The most important principle. Set a risk percentage - typically 1% or 2% of your account per trade - and calculate every position size to match that percentage given the specific stop loss distance.

This means your lot size changes with every trade. A trade with a tight 10-pip stop requires a larger lot size to reach 1% risk than a trade with a 40-pip stop. Adjusting lot size accordingly keeps your risk consistent regardless of where you place your stop.

**Never risk more than you can afford to lose on a single trade**

This sounds obvious. It is violated constantly by retail traders who double their position size because they have "high confidence" in a setup. The problem is that confidence is not correlated with outcome in trading. Your most confident trades fail at roughly the same rate as your moderately confident ones. Sizing up on conviction is a form of gambling, not money management.

**Set a daily loss limit**

A daily loss limit is a maximum you are willing to lose in a single day before you stop trading. Common values: 2-3% of account. When you hit it, you close your platform and walk away.

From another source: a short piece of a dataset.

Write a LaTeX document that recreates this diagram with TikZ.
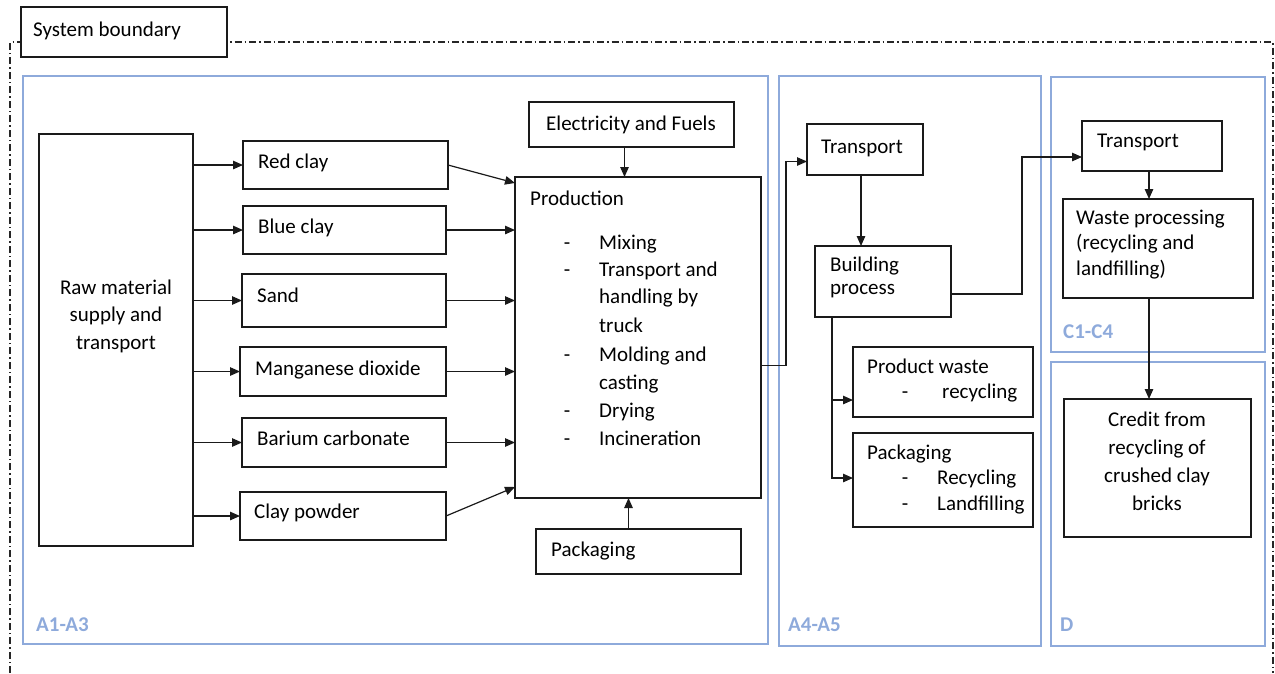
\documentclass[tikz,border=0pt]{standalone}
\usepackage{fontspec}
\setmainfont{Carlito}
\usetikzlibrary{arrows.meta}
\definecolor{panelblue}{HTML}{8EAADB}
\definecolor{boxline}{HTML}{1A1A1A}
\begin{document}
\begin{tikzpicture}[x=1pt,y=-1pt,
  font=\fontsize{21}{27.5}\selectfont,
  box/.style={draw=boxline, line width=1.2pt, inner sep=0pt, outer sep=0pt, rectangle},
  panel/.style={draw=panelblue, line width=1.3pt, inner sep=0pt, outer sep=0pt, rectangle},
  plabel/.style={text=panelblue, font=\fontsize{21}{25}\selectfont\bfseries, inner sep=0pt, anchor=base west},
  txt/.style={inner sep=0pt, anchor=base west},
  mtxt/.style={inner sep=0pt, align=left},
  arr/.style={draw=boxline, line width=1.2pt, -{Triangle[length=10pt,width=8.5pt]}},
  bound/.style={draw=black!85, line width=1.2pt, dash pattern=on 7pt off 3pt on 1.5pt off 3pt}]
\useasboundingbox (0,0) rectangle (1275,673);

% panels
\node[panel, minimum width=745pt, minimum height=568pt] (pA13) at (395.5,360) {};
\node[panel, minimum width=262pt, minimum height=570pt] (pA45) at (910,361) {};
\node[panel, minimum width=214pt, minimum height=275pt] (pC) at (1158,214.5) {};
\node[panel, minimum width=214pt, minimum height=284pt] (pD) at (1158,504) {};
\node[plabel] (lA13) at (36,631) {A1-A3};
\node[plabel] (lA45) at (788,631) {A4-A5};
\node[plabel] (lC) at (1063,338) {C1-C4};
\node[plabel] (lD) at (1060,631) {D};

% system boundary
\coordinate (sb1) at (10,673);
\coordinate (sb2) at (10,42);
\coordinate (sb3) at (1273,42);
\coordinate (sb4) at (1273,673);
\draw[bound] (sb1) -- (sb2) -- (sb3) -- (sb4);
\node[box, fill=white, minimum width=206pt, minimum height=50pt] (sbbox) at (124,32) {};
\node[txt] (sbtxt) at (33,36) {System boundary};

% A1-A3 boxes
\node[box, minimum width=154pt, minimum height=412pt] (raw) at (116,340) {};
\node[mtxt, align=center] (rawtxt) at (116,316) {Raw material\\supply and\\transport};
\node[box, minimum width=205pt, minimum height=48pt] (red) at (345.5,165) {};
\node[txt] (redtxt) at (258,168) {Red clay};
\node[box, minimum width=203pt, minimum height=48pt] (blue) at (344.5,230) {};
\node[txt] (bluetxt) at (258,233) {Blue clay};
\node[box, minimum width=204pt, minimum height=53pt] (sand) at (344,300.5) {};
\node[txt] (sandtxt) at (257,302) {Sand};
\node[box, minimum width=206pt, minimum height=49pt] (mang) at (343,371.5) {};
\node[txt] (mangtxt) at (255,375) {Manganese dioxide};
\node[box, minimum width=204pt, minimum height=49pt] (bar) at (344,442.5) {};
\node[txt] (bartxt) at (257,445) {Barium carbonate};
\node[box, minimum width=206pt, minimum height=48pt] (cp) at (343,516) {};
\node[txt] (cptxt) at (254,518) {Clay powder};

\node[box, minimum width=205pt, minimum height=45pt] (elec) at (631.5,124.5) {};
\node[inner sep=0pt, anchor=base] (electxt) at (631,130) {Electricity and Fuels};
\node[box, minimum width=246pt, minimum height=321pt] (prod) at (638,337.5) {};
\node[txt] (prodtxt) at (530,205) {Production};
\foreach \y/\t [count=\i] in {249/Mixing, 276/Transport and, 303/handling by, 332/truck, 361/Molding and, 389/casting, 417/Drying, 445/Incineration}
  \node[txt] (pl\i) at (599,\y) {\t};
\foreach \y [count=\i] in {249,276,361,417,445}
  \node[inner sep=0pt, anchor=base] (pd\i) at (567,\y) {-};
\node[box, minimum width=205pt, minimum height=45pt] (pack) at (638.5,551.5) {};
\node[txt] (packtxt) at (551,556) {Packaging};

% A4-A5
\node[box, minimum width=116pt, minimum height=51pt] (tra) at (865,149.5) {};
\node[txt] (tratxt) at (821,153) {Transport};
\node[box, minimum width=136pt, minimum height=71pt] (build) at (883,281.5) {};
\node[mtxt, anchor=west, font=\fontsize{21}{23}\selectfont] (buildtxt) at (830,277.5) {Building\\process};
\node[box, minimum width=180pt, minimum height=70pt] (pw) at (943,382) {};
\node[txt] (pwtxt) at (867,373) {Product waste};
\node[inner sep=0pt, anchor=base] (pwd) at (905,398) {-};
\node[txt] (pwr) at (942,398) {recycling};
\node[box, minimum width=180pt, minimum height=94pt] (pk5) at (943,480) {};
\node[txt] (pk5txt) at (867,459) {Packaging};
\node[inner sep=0pt, anchor=base] (pk5d1) at (905,484) {-};
\node[txt] (pk5r) at (937,484) {Recycling};
\node[inner sep=0pt, anchor=base] (pk5d2) at (905,510) {-};
\node[txt] (pk5l) at (937,510) {Landfilling};

% C1-C4 and D
\node[box, minimum width=140pt, minimum height=50pt] (trc) at (1152,146) {};
\node[txt] (trctxt) at (1097,147) {Transport};
\node[box, minimum width=190pt, minimum height=99pt] (waste) at (1158,248.5) {};
\node[mtxt, anchor=west, font=\fontsize{21}{25.5}\selectfont] (wastetxt) at (1076,244.5) {Waste processing\\(recycling and\\landfilling)};
\node[box, minimum width=187pt, minimum height=138pt] (credit) at (1157.5,468) {};
\node[mtxt, align=center, font=\fontsize{21}{28}\selectfont] (credittxt) at (1157,461.5) {Credit from\\recycling of\\crushed clay\\bricks};

% connectors
\foreach \b in {red,blue,sand,mang,bar,cp}
  \draw[arr] (raw.east |- \b.west) -- (\b.west);
\draw[arr] (red.east) -- ([yshift=-6pt]prod.north west);
\foreach \b in {blue,sand,mang,bar}
  \draw[arr] (\b.east) -- (\b.east -| prod.west);
\draw[arr] (cp.east) -- ([yshift=11pt]prod.south west);
\draw[arr] ([xshift=-7pt]elec.south) -- ([xshift=-7pt]elec.south |- prod.north);
\draw[arr] ([xshift=-10pt]pack.north) -- ([xshift=-10pt]pack.north |- prod.south);
\draw[arr] ([yshift=-28pt]prod.east) -- ++(25,0) |- ([yshift=-12pt]tra.west);
\draw[arr] ([xshift=-4pt]tra.south) -- ([xshift=-4pt]tra.south |- build.north);
\draw[arr] ([xshift=-51pt]build.south) |- ([yshift=-18pt]pw.west);
\draw[arr] ([xshift=-51pt]build.south) |- ([yshift=2pt]pk5.west);
\draw[arr] ([yshift=-12.5pt]build.east) -- ++(71,0) |- ([yshift=-11pt]trc.west);
\draw[arr] ([xshift=-3pt]trc.south) -- ([xshift=-3pt]trc.south |- waste.north);
\draw[arr] ([xshift=-3pt]trc.south |- waste.south) -- ([xshift=-3pt]trc.south |- credit.north);
\end{tikzpicture}
\end{document}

This rule prevents the most common catastrophe in retail trading: a bad morning turning into an afternoon of revenge trades that compound the damage.

**Do not move your stop loss in the losing direction**

Moving a stop loss further from the current price because the trade is going against you is not risk management. It is denial. Every time you move a stop loss against your original plan, you are increasing your actual risk beyond what you planned to accept.

**Accept that losing trades are part of the business**

A 60% win rate means 40% of your trades lose. On a bad run, you might lose 7 or 8 in a row. This is statistically normal. The trader who panics and abandons a valid strategy after a losing streak is not managing money - they are managing emotions.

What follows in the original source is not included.